[START OF COLLECTED MATERIAL]

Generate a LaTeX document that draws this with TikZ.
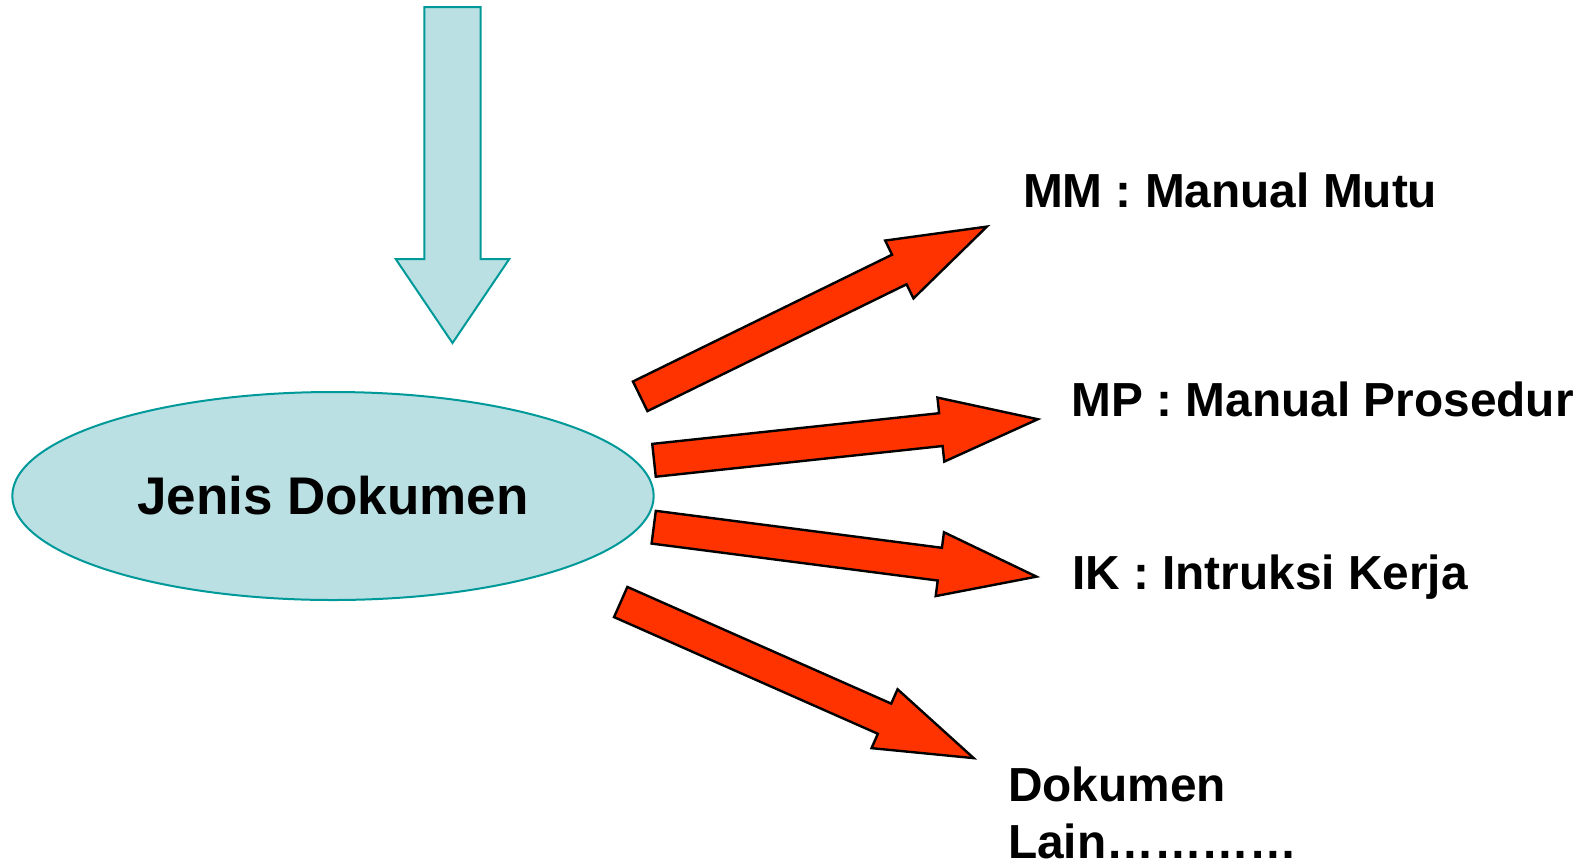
\documentclass[tikz,border=0pt]{standalone}
\usepackage{fontspec}
\setmainfont{Liberation Sans}
\usetikzlibrary{shapes.geometric}
\definecolor{lightcyan}{RGB}{186,224,227}
\definecolor{tealline}{RGB}{0,153,153}
\definecolor{arrowred}{RGB}{255,51,0}
\tikzset{
  redarrowstyle/.style={fill=arrowred, draw=black, line width=2.4pt, line join=miter},
  redarrow/.pic={\path[redarrowstyle] (0,-16.5) -- (288.5,-16.5) -- (288.5,-32.2) -- (386,0) -- (288.5,32.2) -- (288.5,16.5) -- (0,16.5) -- cycle;},
  lbl/.style={inner sep=0pt, outer sep=0pt, font=\fontsize{47.8}{56.6}\selectfont\bfseries, anchor=base west},
  bigoval/.style={ellipse, fill=lightcyan, draw=tealline, line width=2pt, minimum width=641.4pt, minimum height=208pt, inner sep=0pt, font=\fontsize{53}{63}\selectfont\bfseries},
  downarrow/.style={fill=lightcyan, draw=tealline, line width=2pt, line join=miter}
}
\begin{document}
\begin{tikzpicture}[x=1pt, y=-1pt]
\useasboundingbox (0,0) rectangle (1589,865);
% down arrow
\path[downarrow] (424.3,7) -- (480.7,7) -- (480.7,259) -- (509.3,259) -- (452.5,343) -- (395.7,259) -- (424.3,259) -- cycle;
% ellipse
\node[bigoval] (jd) at (333,496) {Jenis Dokumen};
% red arrows
\pic[rotate=26.08] at (640.2,396.3) {redarrow};
\pic[rotate=6.11] at (654,460.3) {redarrow};
\pic[rotate=-7.36] at (653.7,527.2) {redarrow};
\pic[rotate=-23.86] at (620.7,602) {redarrow};
% labels
\node[lbl] (mm) at (1023,207.7) {MM : Manual Mutu};
\node[lbl] (mp) at (1071.7,416.7) {MP : Manual Prosedur};
\node[lbl] (ik) at (1072,589.5) {IK : Intruksi Kerja};
\node[lbl, align=left] (dl) at (1008,858.3) {Dokumen\\Lain…………};
\end{tikzpicture}
\end{document}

[END OF COLLECTED MATERIAL]

■ WHAT YOU NEED TO DO ■
Your task is to reproduce all of the material exactly. The pictures stay out.

■ OUTPUT OF THE EXERCISE ■
Generate a LaTeX document that draws this with TikZ.
\documentclass[tikz,border=0pt]{standalone}
\usepackage{fontspec}
\setmainfont{Liberation Sans}
\usetikzlibrary{shapes.geometric}
\definecolor{lightcyan}{RGB}{186,224,227}
\definecolor{tealline}{RGB}{0,153,153}
\definecolor{arrowred}{RGB}{255,51,0}
\tikzset{
  redarrowstyle/.style={fill=arrowred, draw=black, line width=2.4pt, line join=miter},
  redarrow/.pic={\path[redarrowstyle] (0,-16.5) -- (288.5,-16.5) -- (288.5,-32.2) -- (386,0) -- (288.5,32.2) -- (288.5,16.5) -- (0,16.5) -- cycle;},
  lbl/.style={inner sep=0pt, outer sep=0pt, font=\fontsize{47.8}{56.6}\selectfont\bfseries, anchor=base west},
  bigoval/.style={ellipse, fill=lightcyan, draw=tealline, line width=2pt, minimum width=641.4pt, minimum height=208pt, inner sep=0pt, font=\fontsize{53}{63}\selectfont\bfseries},
  downarrow/.style={fill=lightcyan, draw=tealline, line width=2pt, line join=miter}
}
\begin{document}
\begin{tikzpicture}[x=1pt, y=-1pt]
\useasboundingbox (0,0) rectangle (1589,865);
% down arrow
\path[downarrow] (424.3,7) -- (480.7,7) -- (480.7,259) -- (509.3,259) -- (452.5,343) -- (395.7,259) -- (424.3,259) -- cycle;
% ellipse
\node[bigoval] (jd) at (333,496) {Jenis Dokumen};
% red arrows
\pic[rotate=26.08] at (640.2,396.3) {redarrow};
\pic[rotate=6.11] at (654,460.3) {redarrow};
\pic[rotate=-7.36] at (653.7,527.2) {redarrow};
\pic[rotate=-23.86] at (620.7,602) {redarrow};
% labels
\node[lbl] (mm) at (1023,207.7) {MM : Manual Mutu};
\node[lbl] (mp) at (1071.7,416.7) {MP : Manual Prosedur};
\node[lbl] (ik) at (1072,589.5) {IK : Intruksi Kerja};
\node[lbl, align=left] (dl) at (1008,858.3) {Dokumen\\Lain…………};
\end{tikzpicture}
\end{document}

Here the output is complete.